There are five refrigerators in the kitchen—one for each shift, one for food from home and one that the shifts share in common. The three individual shift refrigerators are kept secure from trespassers with padlocks on the upper and lower departments. As well, there are three large cabinets—also padlocked—in the pantry. “If we didn’t do that, you wouldn’t have any of your food left after two days,” says Bubba Yarborough, one of three Bubbas on the A shift. “I lost a whole country ham once.”

The Fire Department furnishes every hall with only one refrigerator; each shift at Station 9 bought another for their own. There is a general fund for monthly trips to Sam’s Club to load up on paper goods, coffee and condiments. A voting procedure is followed for major hall purchases, such as the professional-caliber, cabinet-mounted potato slicer that B shift requested. “B shift eats a lot of potatoes,” notes Spud Wilkerson, whose nickname doesn’t necessarily indicate the same predilection.

Being on duty 24 hours means at least three meals at the hall.
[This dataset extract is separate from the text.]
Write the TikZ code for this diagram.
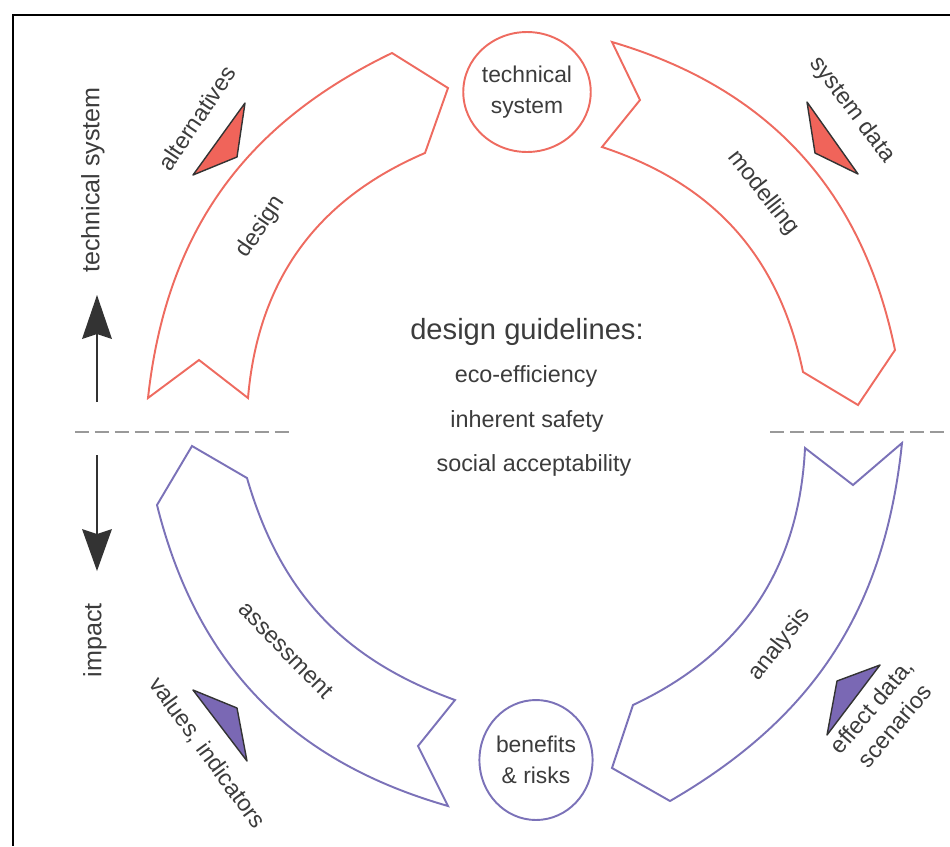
\documentclass[tikz,border=0pt]{standalone}
\usepackage{fontspec}
\setmainfont{Liberation Sans}
\usetikzlibrary{shapes.geometric}
\definecolor{redline}{HTML}{EE6B60}
\definecolor{purpline}{HTML}{7B72B8}
\definecolor{redfill}{HTML}{F0645A}
\definecolor{purpfill}{HTML}{7A68B4}
\definecolor{txt}{HTML}{3C3C3C}
\definecolor{darkarrow}{HTML}{333333}
\begin{document}
\begin{tikzpicture}[x=0.02cm,y=-0.02cm,
  lbl/.style={text=txt,font=\fontsize{13.3}{17}\selectfont,inner sep=0pt},
  sidelbl/.style={text=txt,font=\fontsize{14.3}{17}\selectfont,inner sep=0pt},
  redband/.style={draw=redline,line width=1.1pt,line join=miter},
  purpband/.style={draw=purpline,line width=1.1pt,line join=miter},
  tri/.style={draw=darkarrow,line width=0.8pt,line join=round},
  cyc/.style={ellipse,line width=1.1pt,minimum width=2.24cm,minimum height=2.4cm,inner sep=0pt,align=center},
  sep/.style={draw=gray!80,line width=1pt,dash pattern=on 0.28cm off 0.12cm},
  shaft/.style={draw=darkarrow,line width=1.6pt},
  head/.style={fill=darkarrow}]
\useasboundingbox (0,0) rectangle (950,846);
% frame
\draw[line width=1.2pt] (950,15) -- (13,15) -- (13,846);

% red bands
\draw[redband] (392,53) -- (448,88) -- (425,153) to[bend right=31] (248,398) -- (199,360) -- (148,398) to[bend left=29] (392,53) -- cycle;
\draw[redband] (612,42) -- (640,100) -- (602,147) to[bend left=30] (803,372) -- (858,405) -- (895,350) to[bend right=31] (612,42) -- cycle;
% purple bands
\draw[purpband] (157,505) -- (192,446) -- (247,478) to[bend right=27] (455,700) -- (418,746) -- (448,806) to[bend left=30] (157,505) -- cycle;
\draw[purpband] (805,448) -- (853,485) -- (902,443) to[bend left=27] (670,801) -- (612,768) -- (633,705) to[bend right=31] (805,448) -- cycle;

% small triangles
\draw[tri,fill=redfill] (245,103) -- (237,157) -- (193,175) -- cycle;
\draw[tri,fill=redfill] (807,102) -- (815,153) -- (858,174) -- cycle;
\draw[tri,fill=purpfill] (193,690) -- (237,708) -- (247,761) -- cycle;
\draw[tri,fill=purpfill] (880,665) -- (837,681) -- (827,735) -- cycle;

% separators
\coordinate (sepL1) at (75,432);
\coordinate (sepL2) at (290,432);
\coordinate (sepR1) at (770,432);
\coordinate (sepR2) at (950,432);
\draw[sep] (sepL1) -- (sepL2);
\draw[sep] (sepR1) -- (sepR2);

% vertical arrows
\coordinate (upS) at (97,402);
\coordinate (upE) at (97,334);
\coordinate (dnS) at (97,455);
\coordinate (dnE) at (97,534);
\draw[shaft] (upS) -- (upE);
\fill[head] (97,295) -- (112,339) -- (97,334) -- (82,339) -- cycle;
\draw[shaft] (dnS) -- (dnE);
\fill[head] (97,571) -- (112,529) -- (97,534) -- (82,529) -- cycle;

% labels
\node[sidelbl,rotate=90] (lts) at (93,180) {technical system};
\node[sidelbl,rotate=90] (limp) at (95,640) {impact};
\node[lbl,rotate=56] (lalt) at (197,118) {alternatives};
\node[lbl,rotate=56] (ldes) at (261,227) {design};
\node[lbl,rotate=-53] (lsd) at (852,110) {system data};
\node[lbl,rotate=-52] (lmod) at (763,193) {modelling};
\node[lbl,rotate=-46] (lass) at (286,650) {assessment};
\node[lbl,rotate=-54] (lval) at (207,753) {values, indicators};
\node[lbl,rotate=52] (lana) at (780,645) {analysis};
\node[lbl,rotate=50,align=center] (leff) at (883,716) {effect data,\\scenarios};

% circles
\node[cyc,draw=redline,lbl,font=\fontsize{13}{18}\selectfont] (ts) at (527,92) {technical\\system};
\node[cyc,draw=purpline,lbl,font=\fontsize{13}{18}\selectfont] (br) at (536,760) {benefits\\\& risks};

% centre text
\node[text=txt,font=\fontsize{16.6}{20}\selectfont,anchor=base,inner sep=0pt] (dg) at (527,339) {design guidelines:};
\node[lbl,anchor=base] (eco) at (526,382) {eco-efficiency};
\node[lbl,anchor=base] (inh) at (527,427) {inherent safety};
\node[lbl,anchor=base] (soc) at (534,471) {social acceptability};
\end{tikzpicture}
\end{document}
While someone occasionally rustles up some sausage and biscuits in the morning, dinner is the meal the men regularly cook and share. “It can be an ordeal,” Piercey says with a wry smile. “Trying to cook for 15 people and please them all is impossible. So you just go with what you want.” Whoever is cooking goes to the store; the A shift favors the Melrose Kroger. Later, they divvy up the cost per man and pay up.

Station 9’s A shift contributed dozens of recipes to A Collection of Firehouse Favorites cookbook, published in 2001 by the Box 55 Association, an auxiliary support group for firefighters. But none of those recipes were in evidence as Piercey cooked dinner two different nights last week. On Sunday, it was pork tenderloin, fried okra, creamed corn, pasta salad and rolls; Wednesday, it was spaghetti with a meat-and-mushroom tomato sauce and garlic bread.

Piercey gets an assist from his partners—one prepares the bread for the oven, another makes a big batch of sweet tea, another stirs the boiling noodles and another clears the table and wipes it down. At 5:30, over the loudspeaker, come the words: “Hey Adam.” That’s the insider signal that dinner is ready. One by one, the men take a plastic, platter-sized plate and a cup out of the cabinet, rinse them off—“You never know how well the last shift did the dishes,” one fireman says—and serve themselves from the pots and pans on the gas stovetop. Then they pull up a chair—no assigned seats—and chow down. An attempt at table talk by a visitor is politely but firmly rebuffed. “We usually don’t talk when we eat,” another says. If you’re a cook who’s always fishing for compliments, a fire hall kitchen is not your kind of place. A cleaned plate is all the positive reinforcement you’re likely to get.

On the other hand, should the criticism get out of hand, there is a vehement method of retribution for complainers, known as “breaking the plate.” Piercey explains: “Say somebody complains a lot about the food, or the price, or how long it takes to cook. They tell you in the morning they’re [going to be there for dinner], and you count on a certain number of people, then it’s time for dinner and they tell you they’re out, and then they don’t pay. Well, it eventually gets on your nerves, so you have to break their plate.” Bubba Derrick demonstrates, picking up a plate off the table and smashing it against a corner of the wall. Pieces of plate fly across the floor, and he picks one up. “We put their name on the biggest piece, and put it on the wall. That means he’s out, for good.”

Is there any way to get back in? “Well,” says Piercey, “you’d really have to beg and plead.”

As cook, Piercey doesn’t have to clean, a chore efficiently attended to by a couple of the other men. By 6:15, the table is cleared, dishes are washed and put up and leftovers are in bowls on a shelf over the stove for late-night kitchen foragers.

Chief Jordan Beasley, who began his career 38 years ago at Station 9 and is now safety officer for the city, dropped in for dinner that night and lingered at the table over some homemade chocolate chip cookies. “I used to cook here a lot, but once you make chief, you don’t really have the time anymore. Now I just eat everybody else’s cooking. You can count on a good meal at Station 9. There is so much tradition in this hall,” he says, getting up to take his cup to the sink. “It’s a real shame they’re tearing it down. I hate to see it go.”